**TASK STATEMENT**: Leaving out the pictures, retype the lines from the beginning of the listing through the line containing "const ev3960W6 = [2.4, 2.4, 1.2, 0.6, 0.55, 0.55];".

**GIVEN MATERIAL**:
====

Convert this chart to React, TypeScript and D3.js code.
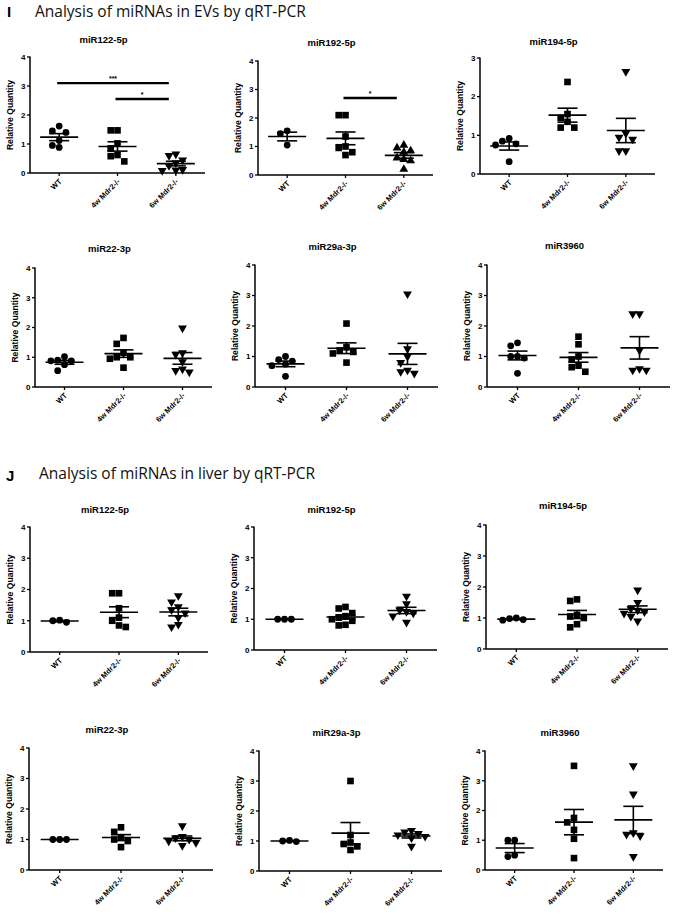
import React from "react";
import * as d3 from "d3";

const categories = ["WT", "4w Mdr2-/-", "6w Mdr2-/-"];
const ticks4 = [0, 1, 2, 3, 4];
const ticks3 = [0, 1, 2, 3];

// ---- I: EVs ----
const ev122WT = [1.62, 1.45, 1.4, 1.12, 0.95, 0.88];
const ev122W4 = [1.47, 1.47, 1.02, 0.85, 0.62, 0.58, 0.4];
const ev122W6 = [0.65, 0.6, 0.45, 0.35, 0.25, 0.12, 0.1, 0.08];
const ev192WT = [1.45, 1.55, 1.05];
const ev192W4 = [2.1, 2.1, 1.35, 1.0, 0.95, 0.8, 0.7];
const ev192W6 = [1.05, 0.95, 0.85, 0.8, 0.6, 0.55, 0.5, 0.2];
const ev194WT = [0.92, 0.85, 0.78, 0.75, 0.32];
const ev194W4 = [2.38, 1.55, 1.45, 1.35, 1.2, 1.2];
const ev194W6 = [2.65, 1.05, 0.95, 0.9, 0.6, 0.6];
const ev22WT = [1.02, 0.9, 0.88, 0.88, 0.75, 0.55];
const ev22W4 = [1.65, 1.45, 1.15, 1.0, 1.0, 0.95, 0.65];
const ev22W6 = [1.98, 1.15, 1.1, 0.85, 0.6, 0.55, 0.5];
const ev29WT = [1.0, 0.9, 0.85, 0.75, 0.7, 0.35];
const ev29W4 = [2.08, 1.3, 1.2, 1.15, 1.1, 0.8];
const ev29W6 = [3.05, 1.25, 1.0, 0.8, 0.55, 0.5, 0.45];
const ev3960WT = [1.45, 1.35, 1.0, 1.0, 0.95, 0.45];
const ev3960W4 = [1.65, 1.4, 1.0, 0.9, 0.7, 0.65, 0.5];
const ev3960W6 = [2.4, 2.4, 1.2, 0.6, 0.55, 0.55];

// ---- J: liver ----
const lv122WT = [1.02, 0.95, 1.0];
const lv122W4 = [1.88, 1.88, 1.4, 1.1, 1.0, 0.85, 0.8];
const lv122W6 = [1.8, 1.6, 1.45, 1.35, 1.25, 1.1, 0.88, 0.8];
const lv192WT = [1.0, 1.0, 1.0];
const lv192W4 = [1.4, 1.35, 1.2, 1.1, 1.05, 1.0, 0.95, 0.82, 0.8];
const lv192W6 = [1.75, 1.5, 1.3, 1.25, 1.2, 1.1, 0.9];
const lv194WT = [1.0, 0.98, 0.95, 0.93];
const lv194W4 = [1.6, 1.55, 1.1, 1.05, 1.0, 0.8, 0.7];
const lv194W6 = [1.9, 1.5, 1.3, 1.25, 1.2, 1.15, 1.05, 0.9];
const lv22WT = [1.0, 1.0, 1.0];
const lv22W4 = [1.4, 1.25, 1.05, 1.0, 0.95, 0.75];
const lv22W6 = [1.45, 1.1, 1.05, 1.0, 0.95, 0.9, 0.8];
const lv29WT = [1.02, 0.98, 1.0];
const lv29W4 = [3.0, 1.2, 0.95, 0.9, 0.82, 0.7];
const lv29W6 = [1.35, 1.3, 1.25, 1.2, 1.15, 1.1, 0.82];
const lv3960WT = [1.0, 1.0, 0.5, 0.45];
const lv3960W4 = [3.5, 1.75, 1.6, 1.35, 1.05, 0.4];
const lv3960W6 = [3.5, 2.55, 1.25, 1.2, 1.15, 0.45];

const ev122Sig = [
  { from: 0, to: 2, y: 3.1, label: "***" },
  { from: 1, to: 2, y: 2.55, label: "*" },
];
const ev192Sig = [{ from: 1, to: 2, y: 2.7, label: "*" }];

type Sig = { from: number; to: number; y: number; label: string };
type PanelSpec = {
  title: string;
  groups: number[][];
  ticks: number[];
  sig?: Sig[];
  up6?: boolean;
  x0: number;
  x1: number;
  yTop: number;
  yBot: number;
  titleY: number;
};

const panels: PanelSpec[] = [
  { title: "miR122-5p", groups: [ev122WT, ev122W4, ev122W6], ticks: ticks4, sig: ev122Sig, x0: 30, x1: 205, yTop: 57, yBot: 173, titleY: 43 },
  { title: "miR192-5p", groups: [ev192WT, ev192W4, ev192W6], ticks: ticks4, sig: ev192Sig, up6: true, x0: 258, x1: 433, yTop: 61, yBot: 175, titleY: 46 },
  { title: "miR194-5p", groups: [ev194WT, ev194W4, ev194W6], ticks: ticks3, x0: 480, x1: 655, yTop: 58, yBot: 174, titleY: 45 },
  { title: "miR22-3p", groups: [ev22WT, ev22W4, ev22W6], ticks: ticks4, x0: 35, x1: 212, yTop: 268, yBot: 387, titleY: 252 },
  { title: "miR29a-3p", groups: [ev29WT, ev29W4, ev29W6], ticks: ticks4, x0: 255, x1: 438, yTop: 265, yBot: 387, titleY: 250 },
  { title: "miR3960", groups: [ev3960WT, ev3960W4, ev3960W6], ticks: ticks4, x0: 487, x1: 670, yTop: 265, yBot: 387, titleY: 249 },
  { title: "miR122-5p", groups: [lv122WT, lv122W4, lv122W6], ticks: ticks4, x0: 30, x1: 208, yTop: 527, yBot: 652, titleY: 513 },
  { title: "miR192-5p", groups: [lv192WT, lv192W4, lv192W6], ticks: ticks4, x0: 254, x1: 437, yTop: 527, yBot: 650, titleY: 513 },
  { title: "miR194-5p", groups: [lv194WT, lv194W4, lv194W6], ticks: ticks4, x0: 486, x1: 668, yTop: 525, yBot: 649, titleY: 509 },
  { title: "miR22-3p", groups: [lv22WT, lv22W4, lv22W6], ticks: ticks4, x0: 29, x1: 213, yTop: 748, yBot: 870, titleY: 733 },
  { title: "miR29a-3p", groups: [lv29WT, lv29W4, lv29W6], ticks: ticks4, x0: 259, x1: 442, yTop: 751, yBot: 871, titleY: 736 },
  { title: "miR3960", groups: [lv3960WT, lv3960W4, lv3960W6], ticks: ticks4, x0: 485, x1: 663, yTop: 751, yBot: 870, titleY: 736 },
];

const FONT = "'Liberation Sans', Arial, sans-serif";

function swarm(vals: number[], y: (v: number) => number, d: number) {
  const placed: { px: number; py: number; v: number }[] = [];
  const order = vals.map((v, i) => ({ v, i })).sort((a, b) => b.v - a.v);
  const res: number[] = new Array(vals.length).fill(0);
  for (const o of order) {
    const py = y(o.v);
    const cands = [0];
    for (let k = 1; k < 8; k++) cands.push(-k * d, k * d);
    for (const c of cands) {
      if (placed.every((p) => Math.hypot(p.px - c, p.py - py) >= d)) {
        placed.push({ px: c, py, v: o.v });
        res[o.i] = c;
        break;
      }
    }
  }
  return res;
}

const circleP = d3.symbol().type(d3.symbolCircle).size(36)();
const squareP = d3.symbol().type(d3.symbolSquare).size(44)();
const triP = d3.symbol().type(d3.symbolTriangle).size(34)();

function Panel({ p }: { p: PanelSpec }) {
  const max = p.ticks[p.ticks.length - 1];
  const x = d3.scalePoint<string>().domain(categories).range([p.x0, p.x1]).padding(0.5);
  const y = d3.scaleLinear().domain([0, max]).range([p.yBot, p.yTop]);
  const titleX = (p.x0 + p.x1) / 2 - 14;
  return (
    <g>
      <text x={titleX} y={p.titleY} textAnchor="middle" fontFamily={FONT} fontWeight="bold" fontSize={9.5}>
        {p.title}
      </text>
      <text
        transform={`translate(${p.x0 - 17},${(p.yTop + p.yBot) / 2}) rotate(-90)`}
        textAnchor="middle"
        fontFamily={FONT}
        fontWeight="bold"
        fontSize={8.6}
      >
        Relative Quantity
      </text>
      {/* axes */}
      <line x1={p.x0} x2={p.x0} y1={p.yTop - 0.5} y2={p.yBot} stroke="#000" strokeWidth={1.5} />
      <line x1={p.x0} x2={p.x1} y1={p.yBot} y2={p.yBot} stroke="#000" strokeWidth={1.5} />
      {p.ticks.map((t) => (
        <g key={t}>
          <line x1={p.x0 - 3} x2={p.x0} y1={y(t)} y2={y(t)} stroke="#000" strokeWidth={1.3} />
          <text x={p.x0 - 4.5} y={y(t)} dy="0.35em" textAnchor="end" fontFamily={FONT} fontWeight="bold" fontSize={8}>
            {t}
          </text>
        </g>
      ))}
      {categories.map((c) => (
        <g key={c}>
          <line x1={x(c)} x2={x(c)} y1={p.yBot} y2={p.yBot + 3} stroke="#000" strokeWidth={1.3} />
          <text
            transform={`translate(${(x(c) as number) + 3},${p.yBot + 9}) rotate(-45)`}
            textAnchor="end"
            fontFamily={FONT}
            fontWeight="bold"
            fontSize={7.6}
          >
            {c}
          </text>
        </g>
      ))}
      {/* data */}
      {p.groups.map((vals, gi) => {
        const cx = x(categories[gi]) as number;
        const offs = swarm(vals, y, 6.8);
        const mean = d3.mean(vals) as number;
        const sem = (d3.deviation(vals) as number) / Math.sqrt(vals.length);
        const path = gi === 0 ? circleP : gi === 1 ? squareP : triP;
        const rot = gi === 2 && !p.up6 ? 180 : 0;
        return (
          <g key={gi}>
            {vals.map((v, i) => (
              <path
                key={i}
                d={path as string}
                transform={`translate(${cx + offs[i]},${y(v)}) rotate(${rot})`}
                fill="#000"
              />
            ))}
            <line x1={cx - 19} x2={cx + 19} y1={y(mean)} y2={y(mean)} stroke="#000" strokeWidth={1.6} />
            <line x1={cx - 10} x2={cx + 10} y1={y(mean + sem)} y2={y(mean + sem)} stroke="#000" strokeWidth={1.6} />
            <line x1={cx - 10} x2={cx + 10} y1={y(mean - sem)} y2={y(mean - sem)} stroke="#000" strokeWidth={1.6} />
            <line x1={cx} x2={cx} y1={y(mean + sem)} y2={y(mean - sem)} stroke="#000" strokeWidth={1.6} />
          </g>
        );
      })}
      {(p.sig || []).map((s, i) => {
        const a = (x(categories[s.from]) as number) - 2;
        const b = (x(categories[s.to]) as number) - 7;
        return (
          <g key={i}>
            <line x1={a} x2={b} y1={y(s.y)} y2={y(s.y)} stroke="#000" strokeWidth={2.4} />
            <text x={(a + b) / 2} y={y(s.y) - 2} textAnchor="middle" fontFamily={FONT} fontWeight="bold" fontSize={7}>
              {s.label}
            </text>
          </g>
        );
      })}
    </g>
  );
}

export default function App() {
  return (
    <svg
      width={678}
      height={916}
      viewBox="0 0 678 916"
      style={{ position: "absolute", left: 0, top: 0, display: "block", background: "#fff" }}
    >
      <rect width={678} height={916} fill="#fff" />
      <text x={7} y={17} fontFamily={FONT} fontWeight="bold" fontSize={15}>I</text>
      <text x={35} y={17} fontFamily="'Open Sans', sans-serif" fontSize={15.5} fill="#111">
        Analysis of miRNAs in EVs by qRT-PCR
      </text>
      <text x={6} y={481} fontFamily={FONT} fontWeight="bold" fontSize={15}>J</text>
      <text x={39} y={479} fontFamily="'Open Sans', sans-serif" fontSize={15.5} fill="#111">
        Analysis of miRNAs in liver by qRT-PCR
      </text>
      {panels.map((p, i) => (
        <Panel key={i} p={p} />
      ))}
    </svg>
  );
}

====

**ANSWER TO THIS TASK**:
Convert this chart to React, TypeScript and D3.js code.
import React from "react";
import * as d3 from "d3";

const categories = ["WT", "4w Mdr2-/-", "6w Mdr2-/-"];
const ticks4 = [0, 1, 2, 3, 4];
const ticks3 = [0, 1, 2, 3];

// ---- I: EVs ----
const ev122WT = [1.62, 1.45, 1.4, 1.12, 0.95, 0.88];
const ev122W4 = [1.47, 1.47, 1.02, 0.85, 0.62, 0.58, 0.4];
const ev122W6 = [0.65, 0.6, 0.45, 0.35, 0.25, 0.12, 0.1, 0.08];
const ev192WT = [1.45, 1.55, 1.05];
const ev192W4 = [2.1, 2.1, 1.35, 1.0, 0.95, 0.8, 0.7];
const ev192W6 = [1.05, 0.95, 0.85, 0.8, 0.6, 0.55, 0.5, 0.2];
const ev194WT = [0.92, 0.85, 0.78, 0.75, 0.32];
const ev194W4 = [2.38, 1.55, 1.45, 1.35, 1.2, 1.2];
const ev194W6 = [2.65, 1.05, 0.95, 0.9, 0.6, 0.6];
const ev22WT = [1.02, 0.9, 0.88, 0.88, 0.75, 0.55];
const ev22W4 = [1.65, 1.45, 1.15, 1.0, 1.0, 0.95, 0.65];
const ev22W6 = [1.98, 1.15, 1.1, 0.85, 0.6, 0.55, 0.5];
const ev29WT = [1.0, 0.9, 0.85, 0.75, 0.7, 0.35];
const ev29W4 = [2.08, 1.3, 1.2, 1.15, 1.1, 0.8];
const ev29W6 = [3.05, 1.25, 1.0, 0.8, 0.55, 0.5, 0.45];
const ev3960WT = [1.45, 1.35, 1.0, 1.0, 0.95, 0.45];
const ev3960W4 = [1.65, 1.4, 1.0, 0.9, 0.7, 0.65, 0.5];
const ev3960W6 = [2.4, 2.4, 1.2, 0.6, 0.55, 0.55];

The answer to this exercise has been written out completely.